With the fight over including evolution in the state science standards here in Florida now over the hump, we now need to ask ourselves: what did we win? As several news articles have pointed out, in many school districts across the state evolution was already being taught anyway. So, does have a stronger set of science standards actually mean anything?
A timely study was recently published that at least in part addresses that very question. The paper detailing the study is “The evolution battles in high-school science classes: who is teaching what?” by Kristi L Bowman. It’s an attempt to determine whether evolution is actually being taught to high school students by asking college students to describe the quantity and quality of the subject’s instruction back in their high school days. I’ll let you read through it for yourself and let others, like PZ, give their takes on the bigger picture. But what I’m focusing on is how much of a role state science standards might have played in the results.

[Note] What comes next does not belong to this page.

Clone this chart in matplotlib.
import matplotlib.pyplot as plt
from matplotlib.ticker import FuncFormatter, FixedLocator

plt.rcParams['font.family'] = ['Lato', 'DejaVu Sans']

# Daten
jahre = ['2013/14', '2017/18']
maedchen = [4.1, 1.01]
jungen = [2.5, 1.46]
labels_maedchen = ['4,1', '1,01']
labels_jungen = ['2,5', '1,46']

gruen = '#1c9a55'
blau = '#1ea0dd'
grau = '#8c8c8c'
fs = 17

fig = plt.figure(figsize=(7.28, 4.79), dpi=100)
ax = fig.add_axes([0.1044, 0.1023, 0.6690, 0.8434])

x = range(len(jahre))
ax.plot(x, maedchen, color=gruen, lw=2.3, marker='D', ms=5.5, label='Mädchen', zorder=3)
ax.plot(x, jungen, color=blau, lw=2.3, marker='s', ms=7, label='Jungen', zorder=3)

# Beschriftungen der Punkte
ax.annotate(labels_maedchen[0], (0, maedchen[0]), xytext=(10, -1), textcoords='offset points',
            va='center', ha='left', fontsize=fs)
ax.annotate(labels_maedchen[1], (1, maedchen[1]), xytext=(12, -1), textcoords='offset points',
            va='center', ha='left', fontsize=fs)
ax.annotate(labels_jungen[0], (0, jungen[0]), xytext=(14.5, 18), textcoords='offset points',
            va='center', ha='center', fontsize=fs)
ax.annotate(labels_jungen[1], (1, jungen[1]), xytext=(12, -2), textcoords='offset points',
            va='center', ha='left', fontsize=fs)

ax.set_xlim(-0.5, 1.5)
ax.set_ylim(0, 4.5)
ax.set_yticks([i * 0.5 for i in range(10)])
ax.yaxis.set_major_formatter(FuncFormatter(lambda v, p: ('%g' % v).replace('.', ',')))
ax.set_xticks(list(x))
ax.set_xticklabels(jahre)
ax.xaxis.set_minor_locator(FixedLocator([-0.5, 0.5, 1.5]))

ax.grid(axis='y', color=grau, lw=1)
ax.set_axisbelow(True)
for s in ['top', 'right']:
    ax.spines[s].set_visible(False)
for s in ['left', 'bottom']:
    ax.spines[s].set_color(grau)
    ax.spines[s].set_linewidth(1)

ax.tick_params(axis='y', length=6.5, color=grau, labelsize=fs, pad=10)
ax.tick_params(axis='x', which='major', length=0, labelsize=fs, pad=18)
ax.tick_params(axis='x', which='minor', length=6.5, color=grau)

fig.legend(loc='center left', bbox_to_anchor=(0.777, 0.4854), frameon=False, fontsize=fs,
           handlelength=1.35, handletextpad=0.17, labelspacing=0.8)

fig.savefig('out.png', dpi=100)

The study used students from eight universities scattered across the country (Florida wasn’t one of them). The states these universities are in were carefully chosen based on a variety of criteria. One category was the states’ science standard’s handling of evolution. Four were considered strong and four were considered weak. Of course, other factors played a role in the results — for instance, consider why the state might have strong or weak standards — but here they are for your consideration:
Of all recent public high-school graduates in strong standards states, 93% reported evolution instruction, but only 72% reported being taught that evolution is a credible scientific theory. By comparison, 89% of recent public high school graduates in weak standards states reported evolution instruction, but only 60% reported being taught that evolution is a credible scientific theory.

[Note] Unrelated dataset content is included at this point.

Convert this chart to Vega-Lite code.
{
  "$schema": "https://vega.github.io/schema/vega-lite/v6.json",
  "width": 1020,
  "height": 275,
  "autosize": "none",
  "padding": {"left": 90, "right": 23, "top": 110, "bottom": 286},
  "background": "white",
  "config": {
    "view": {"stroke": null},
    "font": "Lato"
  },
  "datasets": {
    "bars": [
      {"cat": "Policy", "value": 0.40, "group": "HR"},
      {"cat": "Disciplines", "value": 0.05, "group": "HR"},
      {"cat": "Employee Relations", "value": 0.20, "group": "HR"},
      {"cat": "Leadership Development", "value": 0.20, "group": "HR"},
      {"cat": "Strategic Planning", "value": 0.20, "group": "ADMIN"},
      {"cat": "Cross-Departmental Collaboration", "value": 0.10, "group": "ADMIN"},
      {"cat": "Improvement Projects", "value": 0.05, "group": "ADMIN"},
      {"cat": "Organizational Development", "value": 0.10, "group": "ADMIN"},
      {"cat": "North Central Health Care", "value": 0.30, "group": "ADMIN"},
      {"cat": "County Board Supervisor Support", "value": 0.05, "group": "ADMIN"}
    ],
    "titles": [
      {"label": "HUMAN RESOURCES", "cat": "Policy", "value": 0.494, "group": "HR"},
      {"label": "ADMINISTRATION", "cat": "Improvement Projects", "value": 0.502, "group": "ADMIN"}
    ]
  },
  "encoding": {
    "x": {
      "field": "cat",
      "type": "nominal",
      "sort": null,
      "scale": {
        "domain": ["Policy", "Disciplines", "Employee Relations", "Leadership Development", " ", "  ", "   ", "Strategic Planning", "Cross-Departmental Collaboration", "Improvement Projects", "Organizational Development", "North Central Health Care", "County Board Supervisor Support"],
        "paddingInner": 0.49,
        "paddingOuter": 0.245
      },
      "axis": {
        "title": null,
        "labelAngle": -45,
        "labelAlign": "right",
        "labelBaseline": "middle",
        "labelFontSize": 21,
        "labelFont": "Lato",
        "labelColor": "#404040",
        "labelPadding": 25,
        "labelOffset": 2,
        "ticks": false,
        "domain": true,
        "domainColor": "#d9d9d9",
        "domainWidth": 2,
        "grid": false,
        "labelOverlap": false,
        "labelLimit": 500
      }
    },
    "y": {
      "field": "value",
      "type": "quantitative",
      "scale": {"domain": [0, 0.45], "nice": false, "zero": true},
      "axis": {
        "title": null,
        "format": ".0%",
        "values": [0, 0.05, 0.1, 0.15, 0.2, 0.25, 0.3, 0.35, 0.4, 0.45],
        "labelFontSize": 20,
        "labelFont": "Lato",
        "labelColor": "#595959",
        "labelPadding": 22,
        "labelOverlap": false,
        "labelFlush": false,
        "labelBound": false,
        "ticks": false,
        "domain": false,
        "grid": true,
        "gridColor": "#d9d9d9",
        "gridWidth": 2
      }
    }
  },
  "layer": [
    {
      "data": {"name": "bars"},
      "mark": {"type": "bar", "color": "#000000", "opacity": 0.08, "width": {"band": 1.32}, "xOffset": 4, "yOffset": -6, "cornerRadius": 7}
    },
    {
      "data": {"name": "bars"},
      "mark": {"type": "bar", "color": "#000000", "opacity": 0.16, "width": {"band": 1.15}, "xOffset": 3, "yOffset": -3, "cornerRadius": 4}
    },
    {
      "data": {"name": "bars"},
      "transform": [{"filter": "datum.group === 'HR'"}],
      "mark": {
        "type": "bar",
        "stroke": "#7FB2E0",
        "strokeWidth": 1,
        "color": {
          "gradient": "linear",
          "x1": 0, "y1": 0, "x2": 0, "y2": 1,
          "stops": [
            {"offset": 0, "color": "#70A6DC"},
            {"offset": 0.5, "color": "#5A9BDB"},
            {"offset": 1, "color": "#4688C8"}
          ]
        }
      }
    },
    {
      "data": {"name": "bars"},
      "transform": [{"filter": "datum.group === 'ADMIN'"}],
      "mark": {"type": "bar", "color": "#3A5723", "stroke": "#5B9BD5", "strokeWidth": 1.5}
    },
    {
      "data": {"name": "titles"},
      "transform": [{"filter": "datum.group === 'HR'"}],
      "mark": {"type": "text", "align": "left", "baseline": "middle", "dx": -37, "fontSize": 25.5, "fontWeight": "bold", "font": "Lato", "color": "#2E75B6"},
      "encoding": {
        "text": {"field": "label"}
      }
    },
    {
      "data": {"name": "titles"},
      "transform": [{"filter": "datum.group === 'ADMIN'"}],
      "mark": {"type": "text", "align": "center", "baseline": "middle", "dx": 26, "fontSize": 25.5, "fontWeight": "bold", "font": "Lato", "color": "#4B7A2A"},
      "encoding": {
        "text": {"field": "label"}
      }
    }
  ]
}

Wow! Only 60% were taught it is a credible scientific theory! That makes me itch to know what has been going on here in the Sunshine State the past decade. The study reflected a bit deeper, though. There is always more to the story (emphasis mine):
However, when evolution is taught, it can also be presented as a concept lacking scientific credibility. Applying a logit regression analysis and holding constant states’ partisan political preference and geographic location, the estimated odds were that respondents in weak standards states are three times as likely as those in strong standards states to receive instruction that evolution is not scientifically credible (P = 0.01). The frequency-based statistics account for much of this disparity, with 4% of strong states’ respondents reporting that evolution was taught, but presented as a concept lacking scientific credibility, compared to 9% in weak states.
Here’s the message I take away from that: We should be proud of what we did here in Florida! We definitely jumped from a set of weak standards to very strong ones. That increases the chances that our students will be exposed to sound science in the correct context.
Now, ummmmm, could someone tell me what “logit regression analysis” means?